I'm working on an oscillating signal whose trend can be modelled as a frequency linearly varying function. An example may be as follows: $$ \Gamma(t)=\sin(2\pi\nu(t)t) $$ with $$ \nu(t)=\nu_0 + at $$ My signal is defined in a time interval as the following: $$ t=[0,t_\mathrm{end}] $$
When I Fourier Transform $\Gamma(t)$ getting $\Phi(\nu)$ ($\Phi(\nu)=FT[\Gamma(t)]$), I expect in the frequency domain a large peak extending from $\nu_0$ to $\nu_0 + at_\mathrm{end}$. Instead, what I obtain is a large peak extending from $\nu_0$ to $\nu_0 + 2at_\mathrm{end}$, centered at $\nu_0 + at_\mathrm{end}$.

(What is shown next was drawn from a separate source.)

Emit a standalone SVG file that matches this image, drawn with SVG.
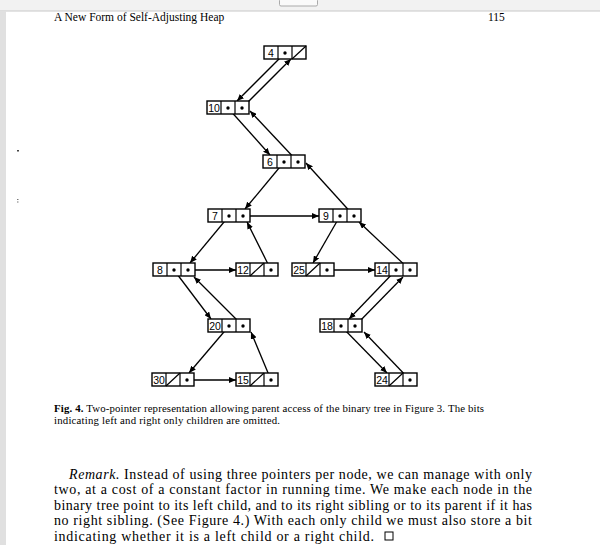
<svg xmlns="http://www.w3.org/2000/svg" width="600" height="545" viewBox="0 0 600 545">
<style>
.cell{fill:#fff;stroke:#000;stroke-width:1.4}
.div{stroke:#000;stroke-width:1.2}
.lbl{font-family:"Liberation Sans",Arial,sans-serif;font-size:10.5px;fill:#000;text-anchor:middle}
.dot{fill:#000}
.edge{stroke:#000;stroke-width:1.3;fill:none;marker-end:url(#ah)}
.serif{font-family:"Liberation Serif","Times New Roman",serif;fill:#000}
</style>
<defs>
<marker id="ah" markerUnits="userSpaceOnUse" markerWidth="8" markerHeight="6" refX="7" refY="3" orient="auto">
<path d="M0,0 L7,3 L0,6 Z" fill="#000"/>
</marker>
</defs>
<rect x="0" y="0" width="600" height="545" fill="#fff"/>
<rect x="0" y="0" width="600" height="11" fill="#f2f2f2"/>
<line x1="0" y1="11" x2="600" y2="11" stroke="#c8c8c8" stroke-width="1"/>
<rect x="279.5" y="-1" width="38" height="7" rx="1.5" fill="#fafafa" stroke="#aaa" stroke-width="1"/>
<rect x="0" y="11" width="6" height="534" fill="#e0e0e0"/>
<rect x="17" y="150" width="2" height="1.5" fill="#444"/>
<rect x="17" y="199" width="1.5" height="1" fill="#777"/>
<rect x="17" y="201.5" width="1.5" height="1" fill="#777"/>

<text class="serif" x="54" y="21" font-size="11.5">A New Form of Self-Adjusting Heap</text>
<text class="serif" x="488" y="21" font-size="11.5">115</text>

<g id="connectors">
<line class="edge" x1="285" y1="53" x2="237" y2="101"/>
<line class="edge" x1="242" y1="108" x2="291" y2="59"/>
<line class="edge" x1="228" y1="108" x2="270" y2="155"/>
<line class="edge" x1="298" y1="162" x2="250" y2="111"/>
<line class="edge" x1="284" y1="162" x2="245" y2="209"/>
<line class="edge" x1="243" y1="216" x2="319" y2="216"/>
<line class="edge" x1="354" y1="216" x2="306" y2="163"/>
<line class="edge" x1="229" y1="216" x2="190" y2="263"/>
<line class="edge" x1="271" y1="270" x2="247" y2="222"/>
<line class="edge" x1="340" y1="216" x2="313" y2="263"/>
<line class="edge" x1="410" y1="270" x2="359" y2="222"/>
<line class="edge" x1="188" y1="270" x2="236" y2="270"/>
<line class="edge" x1="327" y1="270" x2="375" y2="270"/>
<line class="edge" x1="174" y1="270" x2="211" y2="319"/>
<line class="edge" x1="243" y1="326" x2="194" y2="277"/>
<line class="edge" x1="396" y1="270" x2="349" y2="319"/>
<line class="edge" x1="355" y1="326" x2="403" y2="277"/>
<line class="edge" x1="229" y1="326" x2="189" y2="373"/>
<line class="edge" x1="187" y1="380" x2="236" y2="380"/>
<line class="edge" x1="271" y1="380" x2="251" y2="332"/>
<line class="edge" x1="341" y1="326" x2="387" y2="373"/>
<line class="edge" x1="410" y1="380" x2="364" y2="332"/>
</g>

<g id="n4" transform="translate(264,46)">
<rect class="cell" width="42" height="13"/><line class="div" x1="14" y1="0" x2="14" y2="13"/><line class="div" x1="28" y1="0" x2="28" y2="13"/>
<text class="lbl" x="7" y="10.8">4</text><circle class="dot" cx="21" cy="7" r="1.7"/><line class="div" x1="28" y1="13" x2="42" y2="0"/>
</g>
<g id="n10" transform="translate(207,101)">
<rect class="cell" width="42" height="13"/><line class="div" x1="14" y1="0" x2="14" y2="13"/><line class="div" x1="28" y1="0" x2="28" y2="13"/>
<text class="lbl" x="7" y="10.8">10</text><circle class="dot" cx="21" cy="7" r="1.7"/><circle class="dot" cx="35" cy="7" r="1.7"/>
</g>
<g id="n6" transform="translate(263,155)">
<rect class="cell" width="42" height="13"/><line class="div" x1="14" y1="0" x2="14" y2="13"/><line class="div" x1="28" y1="0" x2="28" y2="13"/>
<text class="lbl" x="7" y="10.8">6</text><circle class="dot" cx="21" cy="7" r="1.7"/><circle class="dot" cx="35" cy="7" r="1.7"/>
</g>
<g id="n7" transform="translate(208,209)">
<rect class="cell" width="42" height="13"/><line class="div" x1="14" y1="0" x2="14" y2="13"/><line class="div" x1="28" y1="0" x2="28" y2="13"/>
<text class="lbl" x="7" y="10.8">7</text><circle class="dot" cx="21" cy="7" r="1.7"/><circle class="dot" cx="35" cy="7" r="1.7"/>
</g>
<g id="n9" transform="translate(319,209)">
<rect class="cell" width="42" height="13"/><line class="div" x1="14" y1="0" x2="14" y2="13"/><line class="div" x1="28" y1="0" x2="28" y2="13"/>
<text class="lbl" x="7" y="10.8">9</text><circle class="dot" cx="21" cy="7" r="1.7"/><circle class="dot" cx="35" cy="7" r="1.7"/>
</g>
<g id="n8" transform="translate(153,263)">
<rect class="cell" width="42" height="13"/><line class="div" x1="14" y1="0" x2="14" y2="13"/><line class="div" x1="28" y1="0" x2="28" y2="13"/>
<text class="lbl" x="7" y="10.8">8</text><circle class="dot" cx="21" cy="7" r="1.7"/><circle class="dot" cx="35" cy="7" r="1.7"/>
</g>
<g id="n12" transform="translate(236,263)">
<rect class="cell" width="42" height="13"/><line class="div" x1="14" y1="0" x2="14" y2="13"/><line class="div" x1="28" y1="0" x2="28" y2="13"/>
<text class="lbl" x="7" y="10.8">12</text><line class="div" x1="14" y1="13" x2="28" y2="0"/><circle class="dot" cx="35" cy="7" r="1.7"/>
</g>
<g id="n25" transform="translate(292,263)">
<rect class="cell" width="42" height="13"/><line class="div" x1="14" y1="0" x2="14" y2="13"/><line class="div" x1="28" y1="0" x2="28" y2="13"/>
<text class="lbl" x="7" y="10.8">25</text><line class="div" x1="14" y1="13" x2="28" y2="0"/><circle class="dot" cx="35" cy="7" r="1.7"/>
</g>
<g id="n14" transform="translate(375,263)">
<rect class="cell" width="42" height="13"/><line class="div" x1="14" y1="0" x2="14" y2="13"/><line class="div" x1="28" y1="0" x2="28" y2="13"/>
<text class="lbl" x="7" y="10.8">14</text><circle class="dot" cx="21" cy="7" r="1.7"/><circle class="dot" cx="35" cy="7" r="1.7"/>
</g>
<g id="n20" transform="translate(208,319)">
<rect class="cell" width="42" height="13"/><line class="div" x1="14" y1="0" x2="14" y2="13"/><line class="div" x1="28" y1="0" x2="28" y2="13"/>
<text class="lbl" x="7" y="10.8">20</text><circle class="dot" cx="21" cy="7" r="1.7"/><circle class="dot" cx="35" cy="7" r="1.7"/>
</g>
<g id="n18" transform="translate(320,319)">
<rect class="cell" width="42" height="13"/><line class="div" x1="14" y1="0" x2="14" y2="13"/><line class="div" x1="28" y1="0" x2="28" y2="13"/>
<text class="lbl" x="7" y="10.8">18</text><circle class="dot" cx="21" cy="7" r="1.7"/><circle class="dot" cx="35" cy="7" r="1.7"/>
</g>
<g id="n30" transform="translate(152,373)">
<rect class="cell" width="42" height="13"/><line class="div" x1="14" y1="0" x2="14" y2="13"/><line class="div" x1="28" y1="0" x2="28" y2="13"/>
<text class="lbl" x="7" y="10.8">30</text><line class="div" x1="14" y1="13" x2="28" y2="0"/><circle class="dot" cx="35" cy="7" r="1.7"/>
</g>
<g id="n15" transform="translate(236,373)">
<rect class="cell" width="42" height="13"/><line class="div" x1="14" y1="0" x2="14" y2="13"/><line class="div" x1="28" y1="0" x2="28" y2="13"/>
<text class="lbl" x="7" y="10.8">15</text><line class="div" x1="14" y1="13" x2="28" y2="0"/><circle class="dot" cx="35" cy="7" r="1.7"/>
</g>
<g id="n24" transform="translate(375,373)">
<rect class="cell" width="42" height="13"/><line class="div" x1="14" y1="0" x2="14" y2="13"/><line class="div" x1="28" y1="0" x2="28" y2="13"/>
<text class="lbl" x="7" y="10.8">24</text><line class="div" x1="14" y1="13" x2="28" y2="0"/><circle class="dot" cx="35" cy="7" r="1.7"/>
</g>

<text class="serif" x="54" y="412" font-size="10.8" textLength="430" lengthAdjust="spacing"><tspan font-weight="bold">Fig. 4.</tspan> Two-pointer representation allowing parent access of the binary tree in Figure 3. The bits</text>
<text class="serif" x="54" y="424" font-size="10.8" textLength="226" lengthAdjust="spacing">indicating left and right only children are omitted.</text>

<text class="serif" x="69" y="478.5" font-size="14" textLength="463" lengthAdjust="spacing"><tspan font-style="italic">Remark.</tspan> Instead of using three pointers per node, we can manage with only</text>
<text class="serif" x="54" y="494" font-size="14" textLength="478" lengthAdjust="spacing">two, at a cost of a constant factor in running time. We make each node in the</text>
<text class="serif" x="54" y="509.5" font-size="14" textLength="478" lengthAdjust="spacing">binary tree point to its left child, and to its right sibling or to its parent if it has</text>
<text class="serif" x="54" y="525" font-size="14" textLength="478" lengthAdjust="spacing">no right sibling. (See Figure 4.) With each only child we must also store a bit</text>
<text class="serif" x="54" y="540.5" font-size="14" textLength="320" lengthAdjust="spacing">indicating whether it is a left child or a right child.</text>
<rect x="385" y="532" width="8" height="8" fill="none" stroke="#000" stroke-width="1"/>
</svg>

Is this a feature of the Fourier Transform? I cannot understand what's going on.
Thank you very much.
Yes, this seems to be a real effect. The Fourier transform of $$ \Gamma(t) = \cases{\exp(2 \pi i (\nu_0 + at) t), & $0 \le t \le T$\cr 0 & otherwise\cr}$$ is, according to Maple, $$ \eqalign{\widehat{\Gamma}(s) &= \int_0^T e^{-2 \pi i st} \Gamma(t)\ dt \cr &= \frac{1+i}{4\sqrt{a}} {{\rm e}^{{\dfrac {-i\pi \, \left( s- \nu_{{0}} \right) ^{2}}{2a}}}} \left( {{\rm erf}\left({\frac { \left( 1-i \right) \sqrt {\pi } \left( s-\nu_{{0}} \right) }{2\sqrt {a}}}\right)} - {{\rm erf}\left({\frac { \left( 1-i \right) \sqrt {\pi } \left( s-2aT-\nu_{{0}} \right) }{2\sqrt {a}}}\right)} \right) \cr}$$
The difference of the two erf terms is near $2$ for approximately $\nu_0 < s < \nu_0 + 2aT$, and near $0$ outside that interval.